Built a High-Performance Key-Value Datastore in Pure Java
Posted by theuntamed000@reddit | programming | View on Reddit | 11 comments
Hello everyone, I am excited to share a small milestone, it's the project I have been working in my free time during weekends since past 2 years.
DataStore4J a key value datastore entirely written in Java, inspired by Google's LevelDB, its still under development.
I’ve published some benchmarks results The performance is on par with LevelDB, and for comparison I also included Facebook's RocksDB (which is a different beast altogether)
I’ve also written some documentation on the internals of the DB
The aim was to get it to a good comparable performance level with levelDB.
Lots of learning from this project, from database internals to Java's concurrency, to using JMH for benchmarks and Jimfs for testing.
I’m the sole developer on this, so I’m sure I’ve misused Java in places, missed edge cases, or even obvious bugs.

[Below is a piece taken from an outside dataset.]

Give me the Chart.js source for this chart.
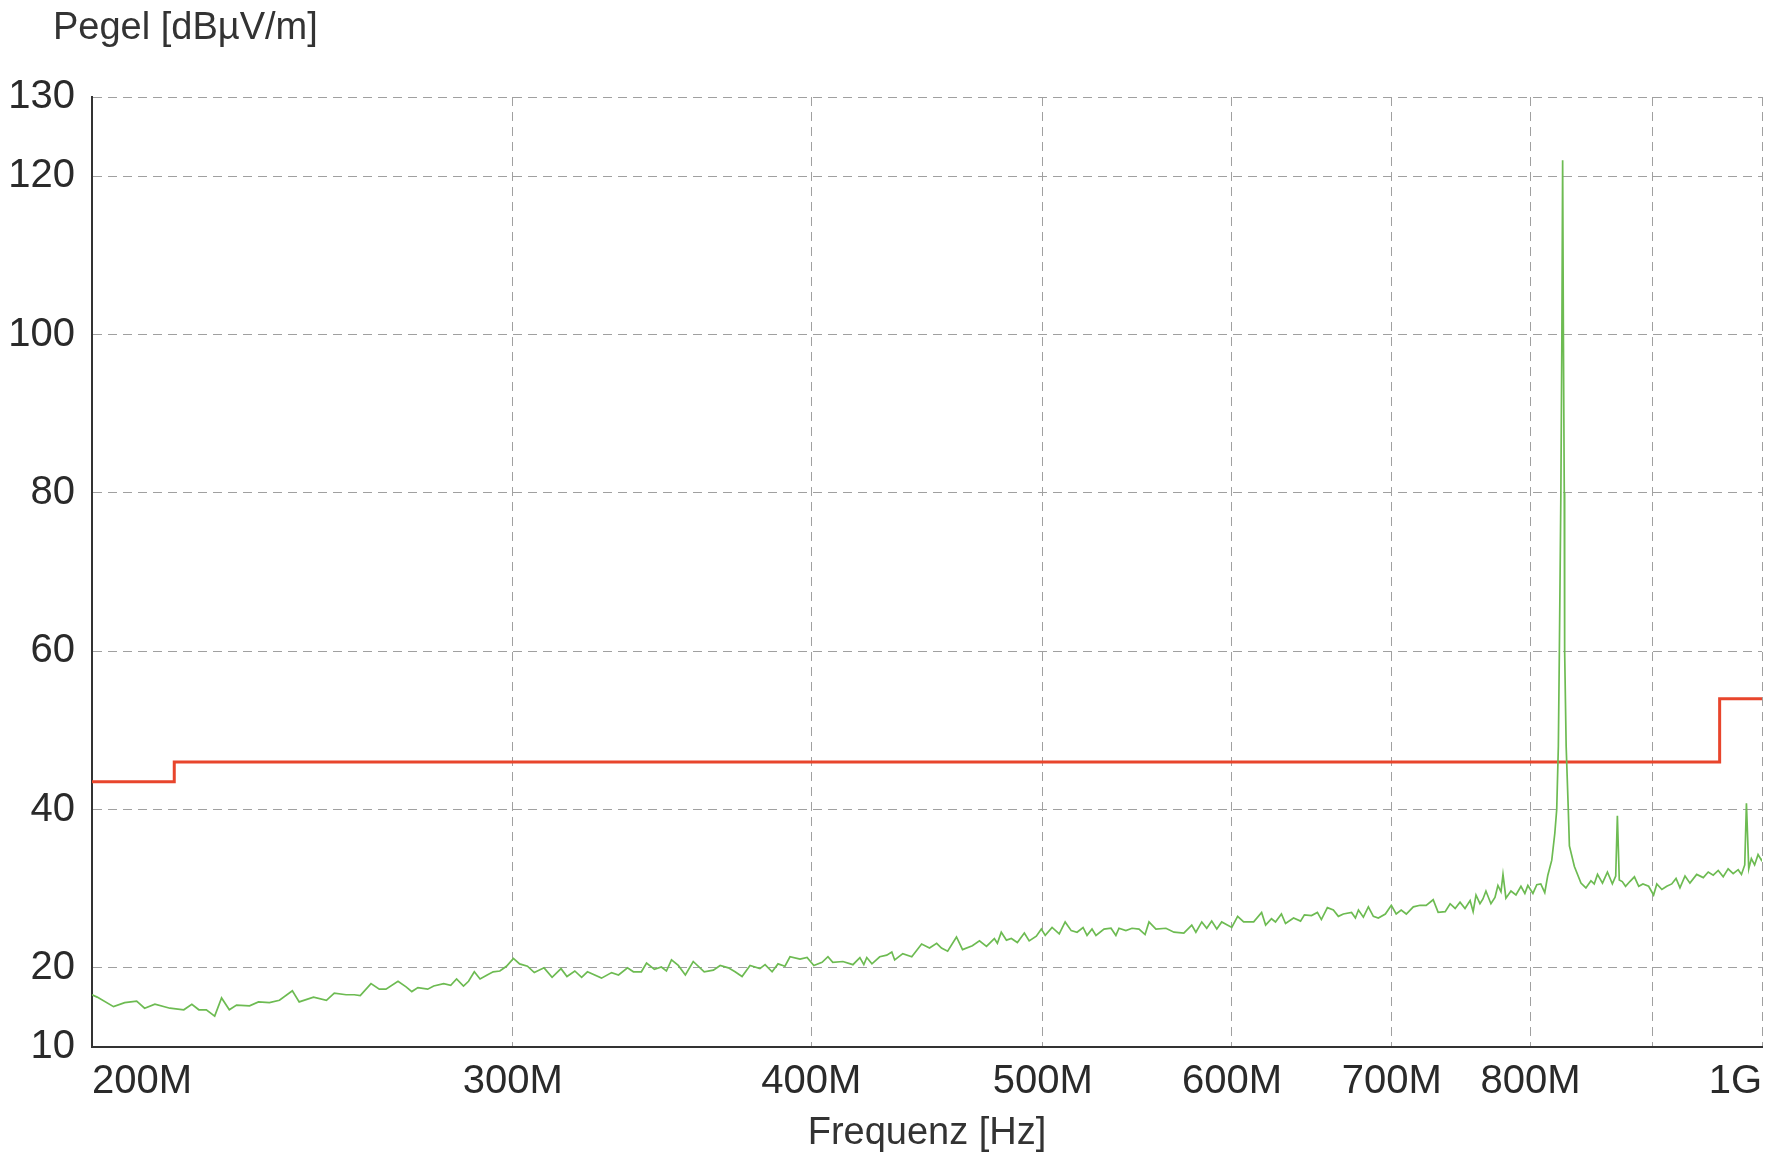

I'd love to hear any feedback, and issues from those who've tried it out.
Thank you all.
noswag15@reddit
I was looking for something similar to this but with support for streams instead of byte arrays ... I checked rocksdb but it seems to expect the key and value to both be byte[] ... from the readme on this project, this library also seems similar ... does stream support exist or is planned for the future ?

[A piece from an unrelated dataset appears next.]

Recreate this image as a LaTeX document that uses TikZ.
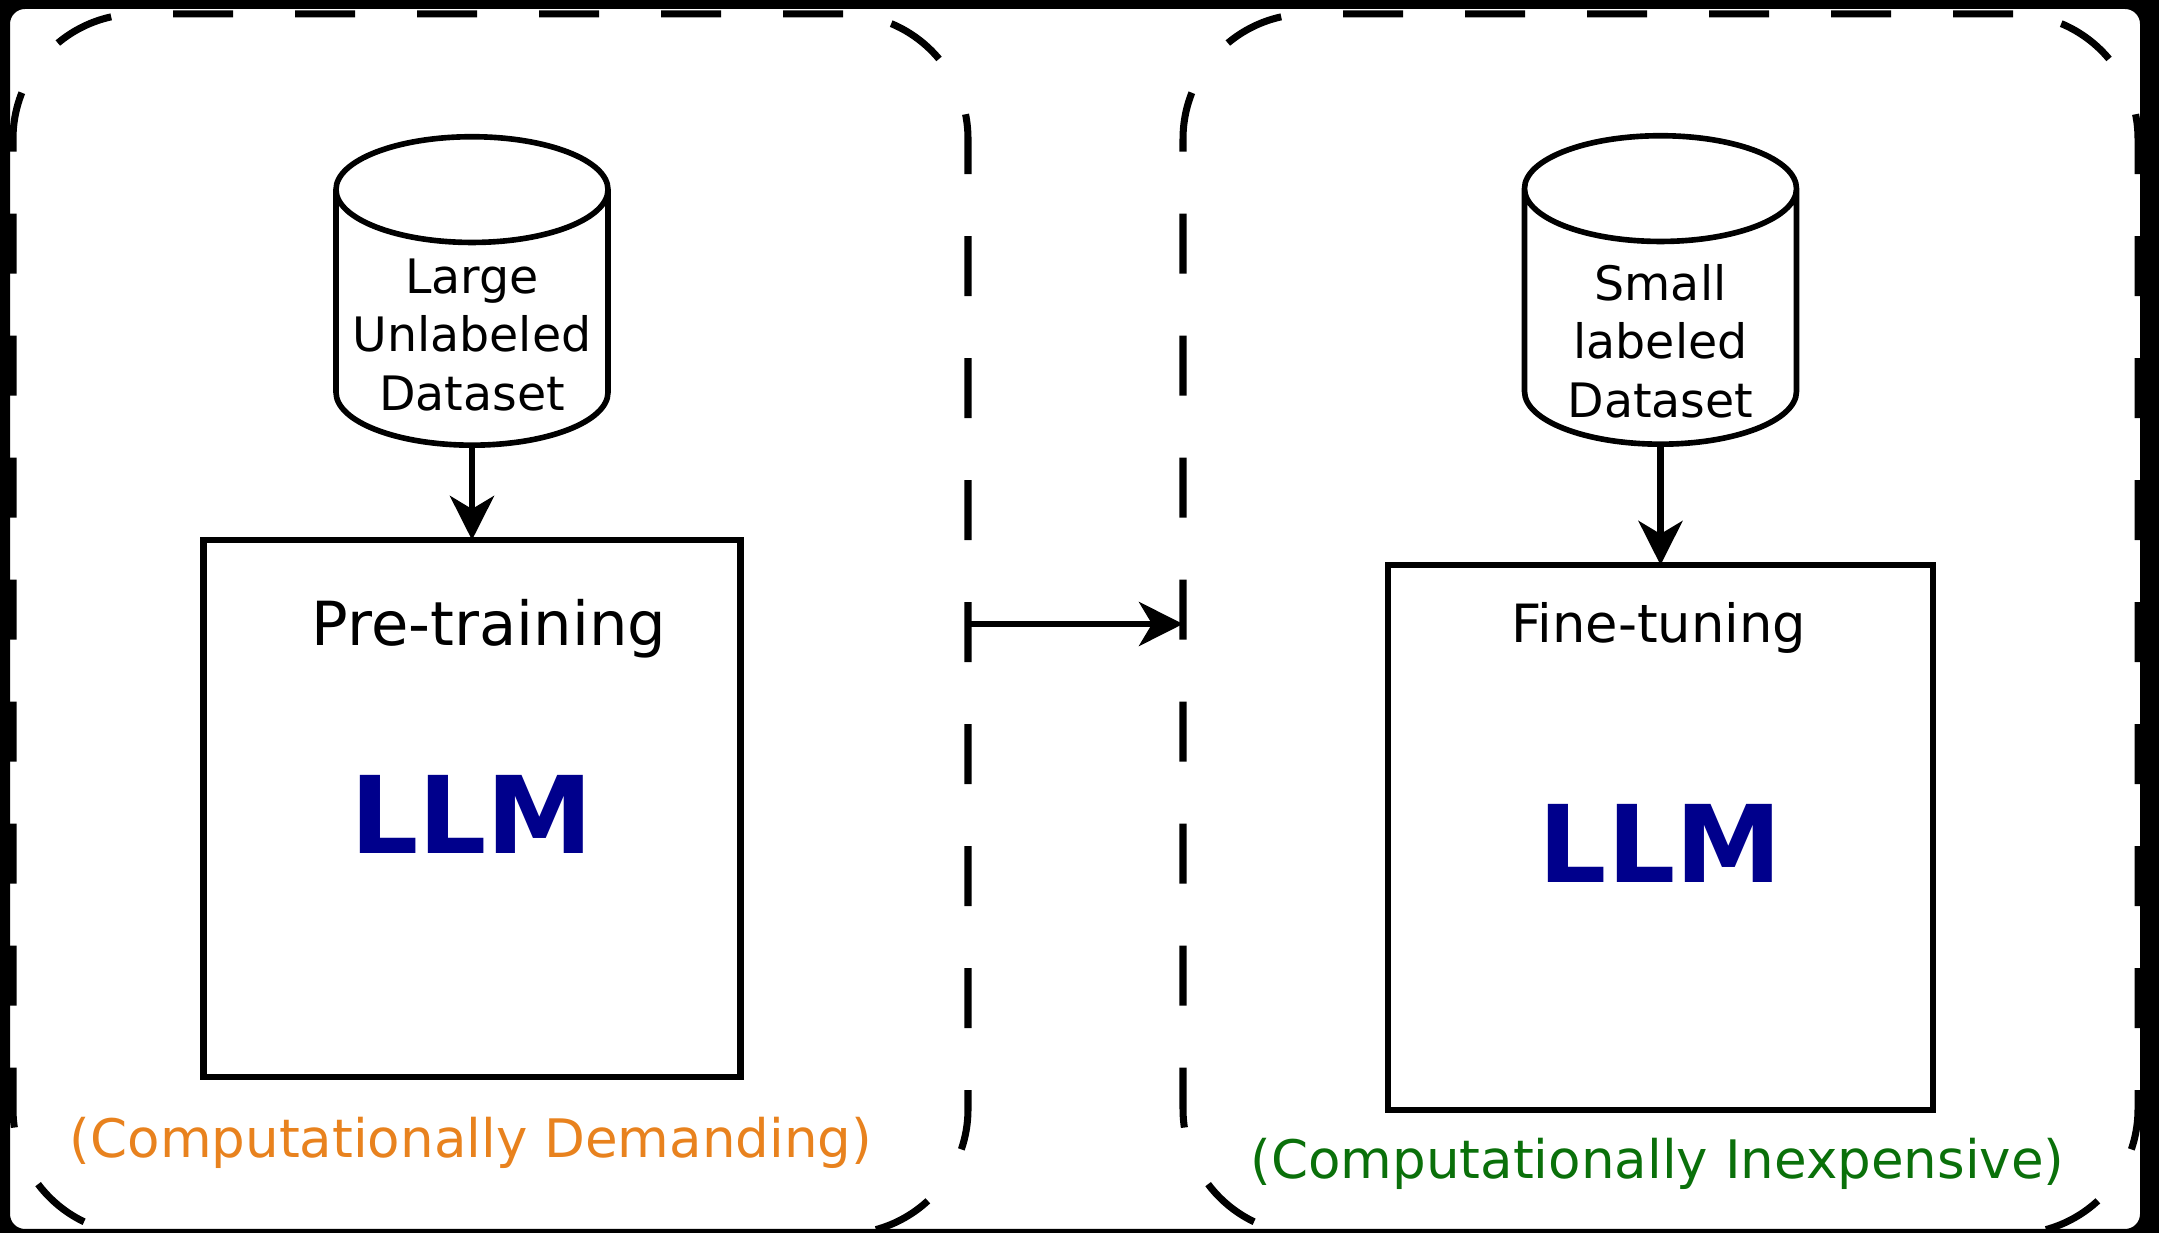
\documentclass[tikz,border=0pt]{standalone}
\usepackage{fontspec}
\setmainfont{DejaVu Sans}
\usetikzlibrary{shapes.geometric,positioning,arrows.meta}
\definecolor{llmblue}{RGB}{0,0,140}
\definecolor{demandorange}{RGB}{232,130,30}
\definecolor{cheapgreen}{RGB}{10,112,10}
% room kept free inside each cylinder, so both get the same shape
\newcommand{\dbroom}{\phantom{Large}\\\phantom{Unlabeled}\\\phantom{Dataset}}
\tikzset{
>={Stealth[length=4.4mm,width=4.4mm,inset=1.3mm]},
flow/.style={->, line width=1.8pt},
stage/.style={draw, dash pattern=on 0.6cm off 0.62cm, line width=2pt, rounded corners=1.25cm, minimum width=9.55cm, minimum height=12.2cm, outer sep=0pt},
dataset/.style={cylinder, shape border rotate=90, draw, line width=1.6pt, aspect=0.43, inner sep=1pt, minimum width=2.72cm, minimum height=3.08cm, align=center, font=\fontsize{13.5}{16.6}\selectfont},
datatext/.style={align=center, inner sep=0pt, font=\fontsize{13.5}{16.6}\selectfont},
model/.style={draw, line width=1.9pt, outer sep=0pt},
llm/.style={font=\fontsize{30.5}{36}\selectfont\bfseries, text=llmblue},
note/.style={font=\fontsize{15.1}{18}\selectfont},
}

\begin{document}
\begin{tikzpicture}
    \useasboundingbox (0,0) rectangle (21.59,12.33);
    \node[stage] (stage1) at (4.905,6.09) {};
    \node[stage, right=2.15cm of stage1] (stage2) {};

    \node[model, minimum size=5.37cm] (pre) at (4.72,4.245) {};
    \node[model, minimum size=5.45cm] (fine) at (16.605,3.955) {};
    \node[dataset, above=0.92cm of pre] (large) {\dbroom};
    \node[dataset, above=1.18cm of fine] (small) {\dbroom};
    \node[datatext] (largetext) at ([yshift=1.13cm]large.south) {Large\\Unlabeled\\Dataset};
    \node[datatext] (smalltext) at ([yshift=1.06cm]small.south) {Small\\labeled\\Dataset};

    \node[font=\fontsize{17.3}{20}\selectfont] (pretitle) at ([xshift=0.17cm,yshift=-0.89cm]pre.north) {Pre-training};
    \node[font=\fontsize{15}{18}\selectfont] (finetitle) at ([xshift=-0.02cm,yshift=-0.63cm]fine.north) {Fine-tuning};
    \node[llm] (prellm) at ([yshift=-0.06cm]pre.center) {LLM};
    \node[llm] (finellm) at ([yshift=-0.06cm]fine.center) {LLM};
    \node[note, text=demandorange] (demand) at ([xshift=-0.01cm,yshift=-0.66cm]pre.south) {(Computationally Demanding)};
    \node[note, text=cheapgreen] (cheap) at ([xshift=-0.03cm,yshift=-0.54cm]fine.south) {(Computationally Inexpensive)};

    \draw[flow] (large) -- (pre);
    \draw[flow] (small) -- (fine);
    \draw[flow] (stage1.east) -- (stage2.west);

    % dark frame round the picture
    \fill[black, even odd rule] (0,0) rectangle (21.59,12.33) {[rounded corners=0.15cm] (0.1,0.04) rectangle (21.40,12.24)};
\end{tikzpicture}
\end{document}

A library like this could be very useful as a temporary storage/cache for large files and blobs (potentially downloaded from external sources) but if they first have to be eagerly read into memory as byte[] before being stored in the cache, it may not work well.
Familiar-Level-261@reddit
have you heard of file systems ? those can stream AND are KV stores!
noswag15@reddit
I'm not sure what you're implying here. Of course I know of filesystems. What I'm looking for is to be able to store files downloaded from external systems and have them indexed by some id. Think of user profile images for example. The advantage of putting it in a key-value store like this is that values can be memory mapped so if memory is available, it will be as good as reading from memory and the system takes care of swapping content. Furthermore, if the key-value store supports size/TTL based eviction, I don't have to worry about cleaning up files. Essentially, what I'm looking for is an LRU cache which can serve content as fast as possible if memory is available and if not, fallback to disk and handle swapping/eviction of both keys and value chunks.
Familiar-Level-261@reddit
In context of specifically what I answered to (I'm not denying other useful cases for KV), namely temp download files
that's a file name
You can just mmap a file
If you remove a file while still holding FD, it will exist up to the point of closing FD or app exiting i.e. auto cleanup.
If you want persistence TTL is also very easy to do on disk files.
The point is using DB for simple and temporary stuff is some massive overkill as you're essentially making worse file system
noswag15@reddit
Well that's the point. I don't want to wait for JVM exit for file cleanup. I don't have infinite disk storage so I need to evict disk files after they reach a certain maxTotalSize.
Well yeah if I have to implement everything by hand, I can if there's no other option (which is exactly what I ended up doing). But if a library can do it for me, and if it's lightweight enough, why wouldn't I use it ?
theuntamed000@reddit (OP)
hmm, you really have nice usecase there.
idk if i am going to support streams in near future, but what if the streams get broken in the middle of data transfer ? we might want to discard it which is a transactional property, its like 1 or 0, nothing in middle.
So i might think to add transactional property first, as its widely required feature.
But currently still the focus on increasing performance and concurrency throughput.
noswag15@reddit
makes sense. I'll keep an eye on the project. thanks.
psychelic_patch@reddit
Hei man ; i'm also writing databases ; i'm not using java but feel free to reach out i'm using paper and benching lot of behaviors before-hand ; will ppb not be testing your app but who knows maybe we can still help each other ; would have mainly some questions concerning your choices here tbh ; truly inspiring work tbh keep it up !
theuntamed000@reddit (OP)
Thanks man,
would like to hear your questions
HosseinKakavand@reddit
Impressive work. To build trust, add a JMH suite with pinned CPU and warmed JVM, and publish p50, p95, p99 plus tail latency. Compare to RocksDB, Chronicle Map, and MapDB with identical durability. Document crash consistency, WAL or checkpoints, compaction, file layout, and GC vs off heap. A YCSB profile and failure testing would make the story compelling.
We’re experimenting with a backend infra builder, think Loveable but for your infra. In the prototype, you can: describe your app → get a recommended stack + Terraform, and managed infra. Would appreciate feedback (even the harsh stuff) https://reliable.luthersystemsapp.com
theuntamed000@reddit (OP)
hmm yeah i'll think about that.